Alcuni hanno ripiegato su una definizione formale, liberale, pure naufragata quando il relativismo dispiegato si è esteso a dismisura fino al cinismo che consente una efferata spietatezza a legittimare qualsiasi condotta o qualsiasi idea solo perché non può esistere un'idea di bene universale che sia comune a tutti e attraverso cui, pertanto, filtrare parole e azioni. Da un eccesso all'altro, verrebbe voglia di dire se si potessero semplificare così le cose.
Tra la Scilla di un relativismo egoistico (nel senso antitetico alla solidarietà) che giustifica Auschwitz, direbbe Adorno, paradossalmente solo perché "ciò che è reale è razionale", e la Cariddi di un'universalità piatta che sovrasta le differenze piegate e sussunte sotto una ferrea identità rivelata, si muove fragilmente l'idea di un'etica, di etiche soggettive ispirate a sistemi di valori asimmetrici rispetto alle ingiunzioni prescritte dalla totalità odierna.
Se Machiavelli aveva fondato la separazione tra politica ed etica, dalla quale discende il divorzio della morale sia dagli affari mondani (politica, economia e macchina del sapere scientifico) per relegarla sul piano ineffettuale e indiretto delle idee soggettive, sia da se stessa, in una biforcazione tra etiche in quanto bussole per condotte e stili di vita scelti, e morale in quanto sistematizzazione razionale delle motivazioni di vita, oggi Bookchin tenta di introdurre istanze morali nei giochi dell'economia.
Tentativo lodevole, in quanto la sottomissione ad imperativi morali quali la solidarietà, la tutela ecologica, la salute umana, ecc, dei meccanismi in grado di generare e far circolare ricchezza e beni (socialmente utili, di consumo, oltre che produttivi), servirebbe da fattore di freno e riequilibrio per una macchina economica che sembra aver vietato l'idea della possibilità di un modo non capitalistico di produzione, distribuzione e dissipazione di ricchezza (che poi è oggetto della scienza e della prassi economica).

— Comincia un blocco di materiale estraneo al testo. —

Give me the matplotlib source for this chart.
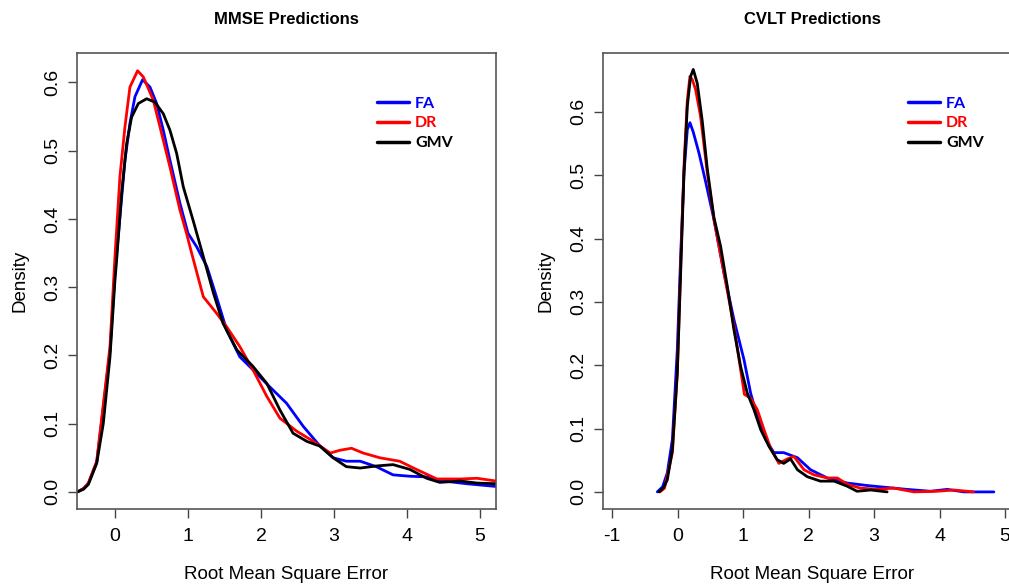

La nobiltà di tali imperativi etici è al di sopra di ogni sospetto, o la loro applicazione sicuramente concorre ad inceppare una economia capitalistica vincolata alla ricerca del profitto per il profitto (e indirettamente per il progresso di tutti, come pensava il padre del liberalismo economico Adam Smith) ; inoltre, la loro applicazione apre spazi per economie che si vogliono alternative, ma che spesso sono soltanto marginali, dove situazioni e condizioni specifiche possono ben conciliare una macchina economica con scelte di carattere etico.
Tutto ciò è, grossomodo, patrimonio anche dell'Arcivescovo di Milano, il gesuita cardinale Martini, vale a dire di una certa cultura cattolica "popolare" che convive conturbata con i padroni brianzoli del capitalismo lombardo.
In effetti, a scanso di equivoci ed illusioni, il divorzio tra etica (le buone intenzioni) ed economia capitalistica è nelle cose, e non nelle volontà dei singoli; in altri termini, come un padrone può ben essere una "brava persona", che condivide morale ed etica da "buon pastore" andando a messa la domenica, non violentando i sabato sera, non bestemmiando i santi per ogni politica fiscale del governo ed evitando omicidi bianchi, così il capitalismo può opportunisticamente profittare dell'etica ecologica, sfruttandone il relativo business per alimentare la propria riproduzione.
Già Marx dimostrava a ragione che il "male" del Capitale è la sua stessa esistenza fisiologica, e non una sua degenerazione "soggettiva" imputabile a singoli capitalisti particolarmente sadici e malvagi (pur registrandone a iosa) oppure ad isolate sfere di produzione (gli armamenti, ad esempio).
Così, il tentativo di conciliare etica della solidarietà con forme di economia deve innanzitutto articolarsi fuori dai confini del Capitale; in secondo luogo, non è affidabile, se non marginalmente, al campo delle buone intenzioni, giacché tale proposito, in pratica, si salda immanentemente con una progettualità, tutta ancora da pensare e inventare, di una economia non capitalistica, che deve sorgere non tanto sul piano "astratto" dei sistemi di valore intersoggettivamente intesi e costituiti, quanto sul piano storico-materiale della sfera della produzione non capitalistica, della circolazione di ricchezza non capitalistica, della socializzazione di beni non capitalistica.
Ma qui siamo in una dimensione appena sfiorata da Bookchin, sebbene la sua ecologia sociale offra spunti di riflessione notevoli per un approfondimento progettuale collettivo.